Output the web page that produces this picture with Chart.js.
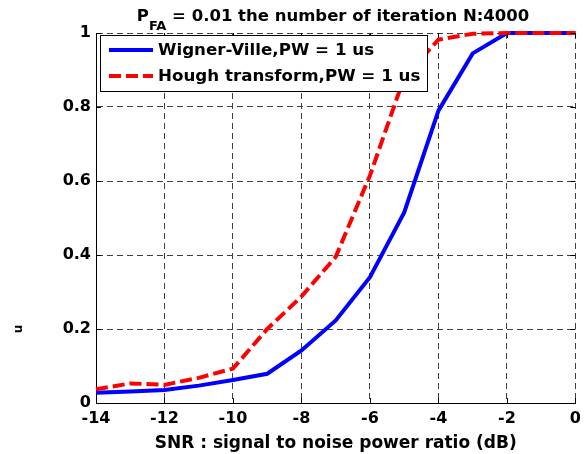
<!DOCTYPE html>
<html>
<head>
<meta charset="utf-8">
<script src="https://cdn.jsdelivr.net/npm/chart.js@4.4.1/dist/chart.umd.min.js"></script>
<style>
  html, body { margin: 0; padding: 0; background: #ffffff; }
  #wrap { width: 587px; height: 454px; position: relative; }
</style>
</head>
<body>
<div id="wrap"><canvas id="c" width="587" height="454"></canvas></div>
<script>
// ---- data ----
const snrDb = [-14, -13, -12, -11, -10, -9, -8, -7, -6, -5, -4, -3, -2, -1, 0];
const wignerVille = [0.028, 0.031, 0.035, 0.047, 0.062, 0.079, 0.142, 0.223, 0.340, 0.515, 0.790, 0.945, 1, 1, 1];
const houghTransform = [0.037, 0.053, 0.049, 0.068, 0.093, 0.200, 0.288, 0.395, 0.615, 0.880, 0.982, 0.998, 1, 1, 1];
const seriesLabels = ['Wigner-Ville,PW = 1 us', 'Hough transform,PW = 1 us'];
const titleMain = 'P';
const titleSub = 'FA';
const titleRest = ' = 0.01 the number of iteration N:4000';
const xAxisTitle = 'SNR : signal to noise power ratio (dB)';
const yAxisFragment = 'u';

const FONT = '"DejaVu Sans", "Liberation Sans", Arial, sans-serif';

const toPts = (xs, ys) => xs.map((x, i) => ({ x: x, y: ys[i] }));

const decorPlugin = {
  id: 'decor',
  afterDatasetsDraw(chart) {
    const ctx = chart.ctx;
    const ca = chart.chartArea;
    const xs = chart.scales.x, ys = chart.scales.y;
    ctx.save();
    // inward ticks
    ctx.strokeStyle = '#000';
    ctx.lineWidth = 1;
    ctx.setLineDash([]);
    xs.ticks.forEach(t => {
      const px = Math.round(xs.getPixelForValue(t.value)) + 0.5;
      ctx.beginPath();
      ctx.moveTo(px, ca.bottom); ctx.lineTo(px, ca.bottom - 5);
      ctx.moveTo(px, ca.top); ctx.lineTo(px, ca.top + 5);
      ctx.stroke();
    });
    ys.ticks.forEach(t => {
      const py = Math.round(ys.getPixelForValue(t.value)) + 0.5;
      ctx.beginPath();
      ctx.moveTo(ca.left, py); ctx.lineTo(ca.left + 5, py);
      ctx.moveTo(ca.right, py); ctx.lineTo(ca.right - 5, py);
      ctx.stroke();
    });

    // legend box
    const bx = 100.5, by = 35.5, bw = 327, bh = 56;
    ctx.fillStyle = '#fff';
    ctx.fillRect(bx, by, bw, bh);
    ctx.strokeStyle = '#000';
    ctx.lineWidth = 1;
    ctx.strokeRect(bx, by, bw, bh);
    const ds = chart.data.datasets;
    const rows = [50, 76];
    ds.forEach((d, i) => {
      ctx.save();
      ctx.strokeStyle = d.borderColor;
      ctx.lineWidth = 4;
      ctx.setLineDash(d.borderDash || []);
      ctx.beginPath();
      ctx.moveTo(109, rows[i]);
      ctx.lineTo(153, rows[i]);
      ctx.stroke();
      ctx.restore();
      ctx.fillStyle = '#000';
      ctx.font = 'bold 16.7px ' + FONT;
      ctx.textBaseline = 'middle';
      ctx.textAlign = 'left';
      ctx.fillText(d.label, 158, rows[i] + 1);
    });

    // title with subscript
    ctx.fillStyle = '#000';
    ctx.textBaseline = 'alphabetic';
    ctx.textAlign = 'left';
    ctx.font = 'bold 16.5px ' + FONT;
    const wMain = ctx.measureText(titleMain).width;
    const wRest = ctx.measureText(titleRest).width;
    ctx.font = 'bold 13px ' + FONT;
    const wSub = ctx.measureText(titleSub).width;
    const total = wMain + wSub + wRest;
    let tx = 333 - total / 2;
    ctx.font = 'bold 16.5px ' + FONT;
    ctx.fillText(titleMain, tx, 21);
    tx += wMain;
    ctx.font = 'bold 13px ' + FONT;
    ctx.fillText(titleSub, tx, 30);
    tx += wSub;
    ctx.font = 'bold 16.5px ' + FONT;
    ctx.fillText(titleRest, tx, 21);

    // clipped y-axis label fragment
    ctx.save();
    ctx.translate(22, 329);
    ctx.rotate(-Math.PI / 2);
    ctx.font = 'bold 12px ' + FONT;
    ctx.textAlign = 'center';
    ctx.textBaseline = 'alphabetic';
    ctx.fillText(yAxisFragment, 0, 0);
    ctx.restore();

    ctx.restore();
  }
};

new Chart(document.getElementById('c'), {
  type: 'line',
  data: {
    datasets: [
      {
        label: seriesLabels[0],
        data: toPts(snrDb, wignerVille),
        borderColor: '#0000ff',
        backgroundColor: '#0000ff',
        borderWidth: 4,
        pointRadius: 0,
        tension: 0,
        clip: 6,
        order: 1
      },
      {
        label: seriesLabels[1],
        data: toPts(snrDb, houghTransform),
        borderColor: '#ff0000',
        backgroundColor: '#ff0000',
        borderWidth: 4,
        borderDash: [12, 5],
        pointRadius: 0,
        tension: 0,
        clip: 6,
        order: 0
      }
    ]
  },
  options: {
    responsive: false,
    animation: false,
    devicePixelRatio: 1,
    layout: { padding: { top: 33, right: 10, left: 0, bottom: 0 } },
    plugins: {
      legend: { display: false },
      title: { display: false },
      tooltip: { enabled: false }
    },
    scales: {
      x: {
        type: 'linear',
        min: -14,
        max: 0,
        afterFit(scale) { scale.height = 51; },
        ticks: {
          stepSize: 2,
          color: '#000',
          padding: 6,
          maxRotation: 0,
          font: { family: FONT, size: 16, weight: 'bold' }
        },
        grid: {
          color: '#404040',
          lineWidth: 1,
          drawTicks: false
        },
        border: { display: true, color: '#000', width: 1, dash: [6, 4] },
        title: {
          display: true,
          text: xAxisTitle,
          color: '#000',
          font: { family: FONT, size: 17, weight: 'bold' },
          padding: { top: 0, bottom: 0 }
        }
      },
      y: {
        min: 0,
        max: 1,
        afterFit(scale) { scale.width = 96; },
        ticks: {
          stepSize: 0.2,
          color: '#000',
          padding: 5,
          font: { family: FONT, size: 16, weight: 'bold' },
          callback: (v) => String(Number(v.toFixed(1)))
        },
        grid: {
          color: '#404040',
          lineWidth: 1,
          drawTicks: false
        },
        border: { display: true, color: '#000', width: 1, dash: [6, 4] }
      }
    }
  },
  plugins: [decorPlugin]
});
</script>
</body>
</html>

══════

— What the task requires —
Give the data above again in full and unchanged, skipping the pictures.

— Output for this task —
Output the web page that produces this picture with Chart.js.
<!DOCTYPE html>
<html>
<head>
<meta charset="utf-8">
<script src="https://cdn.jsdelivr.net/npm/chart.js@4.4.1/dist/chart.umd.min.js"></script>
<style>
  html, body { margin: 0; padding: 0; background: #ffffff; }
  #wrap { width: 587px; height: 454px; position: relative; }
</style>
</head>
<body>
<div id="wrap"><canvas id="c" width="587" height="454"></canvas></div>
<script>
// ---- data ----
const snrDb = [-14, -13, -12, -11, -10, -9, -8, -7, -6, -5, -4, -3, -2, -1, 0];
const wignerVille = [0.028, 0.031, 0.035, 0.047, 0.062, 0.079, 0.142, 0.223, 0.340, 0.515, 0.790, 0.945, 1, 1, 1];
const houghTransform = [0.037, 0.053, 0.049, 0.068, 0.093, 0.200, 0.288, 0.395, 0.615, 0.880, 0.982, 0.998, 1, 1, 1];
const seriesLabels = ['Wigner-Ville,PW = 1 us', 'Hough transform,PW = 1 us'];
const titleMain = 'P';
const titleSub = 'FA';
const titleRest = ' = 0.01 the number of iteration N:4000';
const xAxisTitle = 'SNR : signal to noise power ratio (dB)';
const yAxisFragment = 'u';

const FONT = '"DejaVu Sans", "Liberation Sans", Arial, sans-serif';

const toPts = (xs, ys) => xs.map((x, i) => ({ x: x, y: ys[i] }));

const decorPlugin = {
  id: 'decor',
  afterDatasetsDraw(chart) {
    const ctx = chart.ctx;
    const ca = chart.chartArea;
    const xs = chart.scales.x, ys = chart.scales.y;
    ctx.save();
    // inward ticks
    ctx.strokeStyle = '#000';
    ctx.lineWidth = 1;
    ctx.setLineDash([]);
    xs.ticks.forEach(t => {
      const px = Math.round(xs.getPixelForValue(t.value)) + 0.5;
      ctx.beginPath();
      ctx.moveTo(px, ca.bottom); ctx.lineTo(px, ca.bottom - 5);
      ctx.moveTo(px, ca.top); ctx.lineTo(px, ca.top + 5);
      ctx.stroke();
    });
    ys.ticks.forEach(t => {
      const py = Math.round(ys.getPixelForValue(t.value)) + 0.5;
      ctx.beginPath();
      ctx.moveTo(ca.left, py); ctx.lineTo(ca.left + 5, py);
      ctx.moveTo(ca.right, py); ctx.lineTo(ca.right - 5, py);
      ctx.stroke();
    });

    // legend box
    const bx = 100.5, by = 35.5, bw = 327, bh = 56;
    ctx.fillStyle = '#fff';
    ctx.fillRect(bx, by, bw, bh);
    ctx.strokeStyle = '#000';
    ctx.lineWidth = 1;
    ctx.strokeRect(bx, by, bw, bh);
    const ds = chart.data.datasets;
    const rows = [50, 76];
    ds.forEach((d, i) => {
      ctx.save();
      ctx.strokeStyle = d.borderColor;
      ctx.lineWidth = 4;
      ctx.setLineDash(d.borderDash || []);
      ctx.beginPath();
      ctx.moveTo(109, rows[i]);
      ctx.lineTo(153, rows[i]);
      ctx.stroke();
      ctx.restore();
      ctx.fillStyle = '#000';
      ctx.font = 'bold 16.7px ' + FONT;
      ctx.textBaseline = 'middle';
      ctx.textAlign = 'left';
      ctx.fillText(d.label, 158, rows[i] + 1);
    });

    // title with subscript
    ctx.fillStyle = '#000';
    ctx.textBaseline = 'alphabetic';
    ctx.textAlign = 'left';
    ctx.font = 'bold 16.5px ' + FONT;
    const wMain = ctx.measureText(titleMain).width;
    const wRest = ctx.measureText(titleRest).width;
    ctx.font = 'bold 13px ' + FONT;
    const wSub = ctx.measureText(titleSub).width;
    const total = wMain + wSub + wRest;
    let tx = 333 - total / 2;
    ctx.font = 'bold 16.5px ' + FONT;
    ctx.fillText(titleMain, tx, 21);
    tx += wMain;
    ctx.font = 'bold 13px ' + FONT;
    ctx.fillText(titleSub, tx, 30);
    tx += wSub;
    ctx.font = 'bold 16.5px ' + FONT;
    ctx.fillText(titleRest, tx, 21);

    // clipped y-axis label fragment
    ctx.save();
    ctx.translate(22, 329);
    ctx.rotate(-Math.PI / 2);
    ctx.font = 'bold 12px ' + FONT;
    ctx.textAlign = 'center';
    ctx.textBaseline = 'alphabetic';
    ctx.fillText(yAxisFragment, 0, 0);
    ctx.restore();

    ctx.restore();
  }
};

new Chart(document.getElementById('c'), {
  type: 'line',
  data: {
    datasets: [
      {
        label: seriesLabels[0],
        data: toPts(snrDb, wignerVille),
        borderColor: '#0000ff',
        backgroundColor: '#0000ff',
        borderWidth: 4,
        pointRadius: 0,
        tension: 0,
        clip: 6,
        order: 1
      },
      {
        label: seriesLabels[1],
        data: toPts(snrDb, houghTransform),
        borderColor: '#ff0000',
        backgroundColor: '#ff0000',
        borderWidth: 4,
        borderDash: [12, 5],
        pointRadius: 0,
        tension: 0,
        clip: 6,
        order: 0
      }
    ]
  },
  options: {
    responsive: false,
    animation: false,
    devicePixelRatio: 1,
    layout: { padding: { top: 33, right: 10, left: 0, bottom: 0 } },
    plugins: {
      legend: { display: false },
      title: { display: false },
      tooltip: { enabled: false }
    },
    scales: {
      x: {
        type: 'linear',
        min: -14,
        max: 0,
        afterFit(scale) { scale.height = 51; },
        ticks: {
          stepSize: 2,
          color: '#000',
          padding: 6,
          maxRotation: 0,
          font: { family: FONT, size: 16, weight: 'bold' }
        },
        grid: {
          color: '#404040',
          lineWidth: 1,
          drawTicks: false
        },
        border: { display: true, color: '#000', width: 1, dash: [6, 4] },
        title: {
          display: true,
          text: xAxisTitle,
          color: '#000',
          font: { family: FONT, size: 17, weight: 'bold' },
          padding: { top: 0, bottom: 0 }
        }
      },
      y: {
        min: 0,
        max: 1,
        afterFit(scale) { scale.width = 96; },
        ticks: {
          stepSize: 0.2,
          color: '#000',
          padding: 5,
          font: { family: FONT, size: 16, weight: 'bold' },
          callback: (v) => String(Number(v.toFixed(1)))
        },
        grid: {
          color: '#404040',
          lineWidth: 1,
          drawTicks: false
        },
        border: { display: true, color: '#000', width: 1, dash: [6, 4] }
      }
    }
  },
  plugins: [decorPlugin]
});
</script>
</body>
</html>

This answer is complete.